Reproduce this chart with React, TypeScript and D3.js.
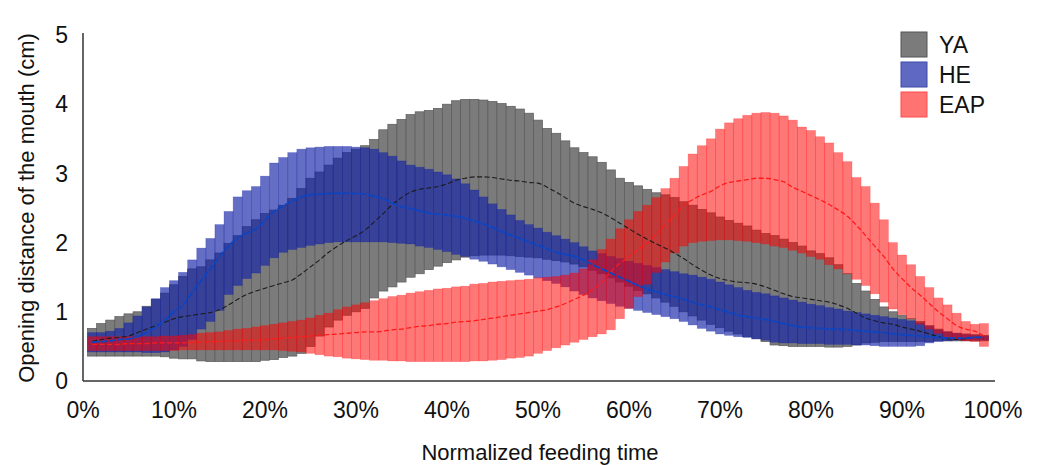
import React from "react";
import * as d3 from "d3";

// Normalized feeding time, one bar per percent (1% .. 99%)
const xTicks = [0, 10, 20, 30, 40, 50, 60, 70, 80, 90, 100];
const yTicks = [0, 1, 2, 3, 4, 5];
const seriesNames = ["YA", "HE", "EAP"];

const yaHigh = [
  0.76, 0.83, 0.88, 0.93, 0.97, 1.0, 1.08, 1.18, 1.27, 1.39,
  1.51, 1.62, 1.65, 1.75, 1.85, 1.99, 2.1, 2.23, 2.33, 2.42,
  2.47, 2.54, 2.64, 2.78, 2.93, 3.02, 3.12, 3.22, 3.3, 3.35,
  3.4, 3.49, 3.63, 3.71, 3.78, 3.85, 3.89, 3.91, 3.94, 4.0,
  4.05, 4.07, 4.07, 4.06, 4.04, 4.01, 3.97, 3.93, 3.87, 3.77,
  3.65, 3.58, 3.47, 3.37, 3.3, 3.24, 3.16, 3.05, 2.93, 2.87,
  2.82, 2.77, 2.72, 2.69, 2.65, 2.59, 2.54, 2.48, 2.43, 2.37,
  2.32, 2.28, 2.24, 2.18, 2.13, 2.1, 2.05, 2.0, 1.95, 1.88,
  1.84, 1.78, 1.68, 1.55, 1.41, 1.3, 1.18, 1.07, 1.0, 0.95,
  0.9, 0.86, 0.8, 0.75, 0.71, 0.69, 0.68, 0.67, 0.66,
];
const yaLow = [
  0.36, 0.36, 0.36, 0.36, 0.36, 0.36, 0.36, 0.36, 0.35, 0.33,
  0.32, 0.32, 0.29, 0.28, 0.28, 0.28, 0.28, 0.28, 0.28, 0.3,
  0.31, 0.34, 0.36, 0.4, 0.5, 0.65, 0.78, 0.88, 0.95, 1.0,
  1.05, 1.2, 1.3, 1.36, 1.43, 1.5, 1.55, 1.61, 1.66, 1.71,
  1.75, 1.79, 1.81, 1.82, 1.82, 1.82, 1.81, 1.8, 1.79, 1.78,
  1.76, 1.74, 1.72, 1.69, 1.65, 1.6, 1.55, 1.49, 1.43, 1.37,
  1.31, 1.26, 1.2, 1.14, 1.08, 1.0, 0.94, 0.88, 0.82, 0.77,
  0.72, 0.68, 0.64, 0.61, 0.57, 0.52, 0.51, 0.5, 0.5, 0.5,
  0.5, 0.49, 0.49, 0.5, 0.52, 0.55, 0.56, 0.57, 0.57, 0.57,
  0.57, 0.57, 0.57, 0.58, 0.58, 0.58, 0.58, 0.58, 0.58,
];
const yaMean = [
  0.57, 0.6, 0.62, 0.63, 0.65, 0.7, 0.75, 0.8, 0.85, 0.9,
  0.93, 0.95, 0.97, 0.99, 1.03, 1.1, 1.18, 1.25, 1.3, 1.34,
  1.38, 1.42, 1.46, 1.55, 1.65, 1.75, 1.86, 1.95, 2.03, 2.1,
  2.18, 2.3, 2.42, 2.55, 2.65, 2.73, 2.77, 2.79, 2.81, 2.85,
  2.9, 2.93, 2.95, 2.95, 2.94, 2.92, 2.9, 2.89, 2.87, 2.86,
  2.8, 2.73, 2.65, 2.57, 2.52, 2.48, 2.43, 2.36, 2.28, 2.2,
  2.12, 2.05, 1.98, 1.92, 1.85, 1.77, 1.68, 1.6, 1.53, 1.48,
  1.45, 1.43, 1.42, 1.4, 1.36, 1.31, 1.26, 1.22, 1.2, 1.18,
  1.16, 1.14, 1.1, 1.05, 0.98, 0.91, 0.87, 0.84, 0.82, 0.78,
  0.75, 0.72, 0.68, 0.64, 0.61, 0.6, 0.61, 0.63, 0.62,
];

const heHigh = [
  0.7, 0.7, 0.72, 0.76, 0.84, 0.94, 1.07, 1.19, 1.35, 1.45,
  1.57, 1.75, 1.92, 2.06, 2.26, 2.45, 2.66, 2.75, 2.81, 2.96,
  3.15, 3.23, 3.3, 3.35, 3.37, 3.38, 3.39, 3.39, 3.39, 3.38,
  3.37, 3.35, 3.3, 3.25, 3.18, 3.12, 3.09, 3.06, 3.02, 2.98,
  2.92, 2.85, 2.76, 2.66, 2.56, 2.48, 2.4, 2.32, 2.26, 2.21,
  2.15, 2.1, 2.05, 2.0, 1.94, 1.88, 1.84, 1.8, 1.77, 1.73,
  1.7, 1.67, 1.64, 1.61, 1.58, 1.55, 1.53, 1.5, 1.47, 1.43,
  1.39, 1.35, 1.31, 1.28, 1.26, 1.23, 1.2, 1.17, 1.14, 1.11,
  1.09, 1.06, 1.04, 1.01, 0.99, 0.97, 0.95, 0.93, 0.91, 0.89,
  0.87, 0.84, 0.79, 0.74, 0.71, 0.69, 0.67, 0.66, 0.65,
];
const heLow = [
  0.42, 0.42, 0.42, 0.42, 0.42, 0.42, 0.41, 0.41, 0.42, 0.45,
  0.5, 0.6, 0.75, 0.86, 1.02, 1.25, 1.38, 1.48, 1.56, 1.67,
  1.78, 1.86, 1.9, 1.93, 1.96, 1.98, 2.0, 2.01, 2.01, 2.01,
  2.01, 2.01, 2.01, 2.0, 1.99, 1.98, 1.95, 1.93, 1.9, 1.87,
  1.83, 1.8, 1.76, 1.73, 1.69, 1.65, 1.61, 1.57, 1.53, 1.49,
  1.45, 1.41, 1.36, 1.3, 1.25, 1.2, 1.16, 1.12, 1.08, 1.05,
  1.02, 0.99, 0.96, 0.93, 0.9, 0.86, 0.81, 0.76, 0.72, 0.68,
  0.66, 0.64, 0.63, 0.61, 0.59, 0.56, 0.55, 0.55, 0.54, 0.54,
  0.54, 0.53, 0.53, 0.53, 0.52, 0.52, 0.51, 0.5, 0.5, 0.5,
  0.5, 0.51, 0.55, 0.57, 0.58, 0.59, 0.59, 0.59, 0.59,
];
const heMean = [
  0.56, 0.57, 0.58, 0.6, 0.61, 0.64, 0.7, 0.78, 0.88, 1.0,
  1.1, 1.28, 1.45, 1.62, 1.8, 1.95, 2.07, 2.14, 2.2, 2.32,
  2.45, 2.53, 2.6, 2.66, 2.69, 2.7, 2.71, 2.71, 2.71, 2.71,
  2.7, 2.67, 2.63, 2.57, 2.52, 2.49, 2.46, 2.43, 2.41, 2.4,
  2.38, 2.35, 2.31, 2.27, 2.22, 2.16, 2.11, 2.06, 2.01, 1.96,
  1.91, 1.86, 1.83, 1.8, 1.75, 1.68, 1.62, 1.56, 1.5, 1.44,
  1.38, 1.33, 1.29, 1.25, 1.22, 1.18, 1.14, 1.1, 1.07, 1.03,
  0.99, 0.95, 0.93, 0.91, 0.89, 0.86, 0.83, 0.8, 0.78, 0.77,
  0.76, 0.75, 0.75, 0.74, 0.73, 0.72, 0.71, 0.7, 0.68, 0.67,
  0.66, 0.65, 0.64, 0.63, 0.62, 0.62, 0.62, 0.63, 0.63,
];

const eapHigh = [
  0.64, 0.64, 0.64, 0.64, 0.64, 0.64, 0.64, 0.64, 0.65, 0.65,
  0.66, 0.67, 0.69, 0.7, 0.71, 0.73, 0.75, 0.76, 0.78, 0.8,
  0.82, 0.84, 0.86, 0.88, 0.91, 0.95, 0.98, 1.03, 1.07, 1.1,
  1.13, 1.16, 1.19, 1.22, 1.24, 1.27, 1.29, 1.31, 1.33, 1.34,
  1.36, 1.37, 1.4, 1.41, 1.43, 1.44, 1.45, 1.46, 1.47, 1.49,
  1.5, 1.51, 1.53, 1.56, 1.62, 1.75, 1.9, 2.05, 2.2, 2.33,
  2.45, 2.54, 2.65, 2.78, 2.93, 3.1, 3.28, 3.4, 3.5, 3.64,
  3.73, 3.79, 3.84, 3.87, 3.88, 3.87, 3.83, 3.77, 3.67, 3.62,
  3.53, 3.44, 3.3, 3.17, 2.94, 2.81, 2.57, 2.33, 2.0, 1.82,
  1.68, 1.51, 1.35, 1.2, 1.1, 0.98, 0.86, 0.82, 0.83,
];
const eapLow = [
  0.44, 0.44, 0.44, 0.44, 0.44, 0.44, 0.44, 0.44, 0.44, 0.44,
  0.45, 0.45, 0.45, 0.45, 0.45, 0.45, 0.45, 0.45, 0.45, 0.45,
  0.45, 0.44, 0.43, 0.42, 0.4, 0.38, 0.36, 0.35, 0.33, 0.32,
  0.31, 0.3, 0.3, 0.29, 0.29, 0.28, 0.28, 0.28, 0.28, 0.28,
  0.28, 0.28, 0.29, 0.29, 0.3, 0.31, 0.33, 0.34, 0.36, 0.4,
  0.44, 0.48, 0.52, 0.56, 0.6, 0.64, 0.68, 0.74, 0.9, 1.05,
  1.22, 1.4, 1.57, 1.72, 1.85, 1.95, 2.0, 2.02, 2.03, 2.04,
  2.04, 2.03, 2.02, 2.0, 1.98, 1.95, 1.93, 1.89, 1.85, 1.8,
  1.76, 1.68, 1.62, 1.55, 1.47, 1.38, 1.26, 1.14, 1.04, 0.96,
  0.9, 0.82, 0.75, 0.69, 0.64, 0.6, 0.58, 0.57, 0.5,
];
const eapMean = [
  0.53, 0.53, 0.53, 0.53, 0.54, 0.54, 0.54, 0.55, 0.55, 0.55,
  0.55, 0.56, 0.56, 0.57, 0.57, 0.58, 0.58, 0.59, 0.59, 0.6,
  0.61, 0.62, 0.63, 0.64, 0.65, 0.66, 0.67, 0.68, 0.69, 0.7,
  0.71, 0.71, 0.72, 0.74, 0.75, 0.77, 0.79, 0.8, 0.82, 0.83,
  0.85, 0.86, 0.87, 0.89, 0.91, 0.93, 0.95, 0.97, 0.99, 1.01,
  1.03, 1.07, 1.12, 1.18, 1.24, 1.32, 1.42, 1.58, 1.7, 1.8,
  1.9, 1.99, 2.12, 2.26, 2.4, 2.54, 2.62, 2.69, 2.74, 2.82,
  2.87, 2.89, 2.91, 2.93, 2.93, 2.91, 2.88, 2.8, 2.74, 2.68,
  2.62, 2.55, 2.47, 2.38, 2.25, 2.1, 1.95, 1.8, 1.62, 1.48,
  1.35, 1.24, 1.12, 1.0, 0.9, 0.8, 0.75, 0.72, 0.65,
];

const W = 1042;
const H = 465;
const FONT = "'Liberation Sans', Arial, Helvetica, sans-serif";

const x = d3.scaleLinear().domain([0, 100]).range([83, 993]);
const y = d3.scaleLinear().domain([0, 5]).range([381, 35]);
const barW = x(1) - x(0);

type Band = { name: string; low: number[]; high: number[]; mean: number[]; fill: string; fillOpacity: number; stroke: string; strokeOpacity: number; line: string; lineWidth: number; dash: string };

const bands: Band[] = [
  { name: seriesNames[0], low: yaLow, high: yaHigh, mean: yaMean, fill: "#7b7b7b", fillOpacity: 1, stroke: "#5a5a5a", strokeOpacity: 1, line: "#1c1c1c", lineWidth: 1.1, dash: "5,2.5" },
  { name: seriesNames[1], low: heLow, high: heHigh, mean: heMean, fill: "rgb(20,35,165)", fillOpacity: 0.66, stroke: "rgb(20,35,165)", strokeOpacity: 0.35, line: "#0b45c4", lineWidth: 1.8, dash: "7,1.5" },
  { name: seriesNames[2], low: eapLow, high: eapHigh, mean: eapMean, fill: "#ff0000", fillOpacity: 0.53, stroke: "#ff0000", strokeOpacity: 0.3, line: "#ff1a1a", lineWidth: 1.3, dash: "5,2.5" },
];

const legendFill = ["#7b7b7b", "rgb(96,105,194)", "#ff7373"];
const legendStroke = ["#555555", "#3a4aa8", "#ff4a4a"];

export default function App() {
  const lineGen = d3
    .line<number>()
    .x((_, i) => x(i + 1))
    .y((d) => y(d))
    .curve(d3.curveMonotoneX);

  return (
    <svg width={W} height={H} style={{ position: "absolute", left: 0, top: 0, background: "#fff" }} fontFamily={FONT}>
      <rect x={0} y={0} width={W} height={H} fill="#fff" />
      {bands.map((b) => (
        <g key={b.name}>
          {b.high.map((hi, i) => (
            <rect
              key={i}
              x={x(i + 1) - barW / 2}
              y={y(hi)}
              width={barW}
              height={y(b.low[i]) - y(hi)}
              fill={b.fill}
              fillOpacity={b.fillOpacity}
              stroke={b.stroke}
              strokeOpacity={b.strokeOpacity}
              strokeWidth={0.7}
            />
          ))}
        </g>
      ))}
      {bands.map((b) => (
        <path key={b.name + "-line"} d={lineGen(b.mean) || ""} fill="none" stroke={b.line} strokeWidth={b.lineWidth} strokeDasharray={b.dash} />
      ))}
      {/* axes */}
      <line x1={x(0)} x2={x(0)} y1={33} y2={y(0)} stroke="#333" strokeWidth={1.5} />
      <line x1={x(0)} x2={995} y1={y(0)} y2={y(0)} stroke="#333" strokeWidth={1.5} />
      {yTicks.map((t) => (
        <text key={t} x={68} y={y(t)} dy="0.36em" textAnchor="end" fontSize={23} fill="#111">
          {t}
        </text>
      ))}
      {xTicks.map((t) => (
        <text key={t} x={x(t)} y={418} textAnchor="middle" fontSize={23} fill="#111">
          {t + "%"}
        </text>
      ))}
      <text x={540} y={460} textAnchor="middle" fontSize={22} fill="#111">
        Normalized feeding time
      </text>
      <text transform={`translate(34,${y(2.5)}) rotate(-90)`} textAnchor="middle" fontSize={22} fill="#111">
        Opening distance of the mouth (cm)
      </text>
      {/* legend */}
      {seriesNames.map((n, i) => (
        <g key={n} transform={`translate(901,${32 + i * 30})`}>
          <rect x={0} y={0} width={26} height={25} fill={legendFill[i]} stroke={legendStroke[i]} strokeWidth={1} />
          <text x={38} y={21} fontSize={23} fill="#111">
            {n}
          </text>
        </g>
      ))}
    </svg>
  );
}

════════════════

Your goal: Copy out every line from the material above in which the word "React" appears.

Reply to the task:
Reproduce this chart with React, TypeScript and D3.js.
import React from "react";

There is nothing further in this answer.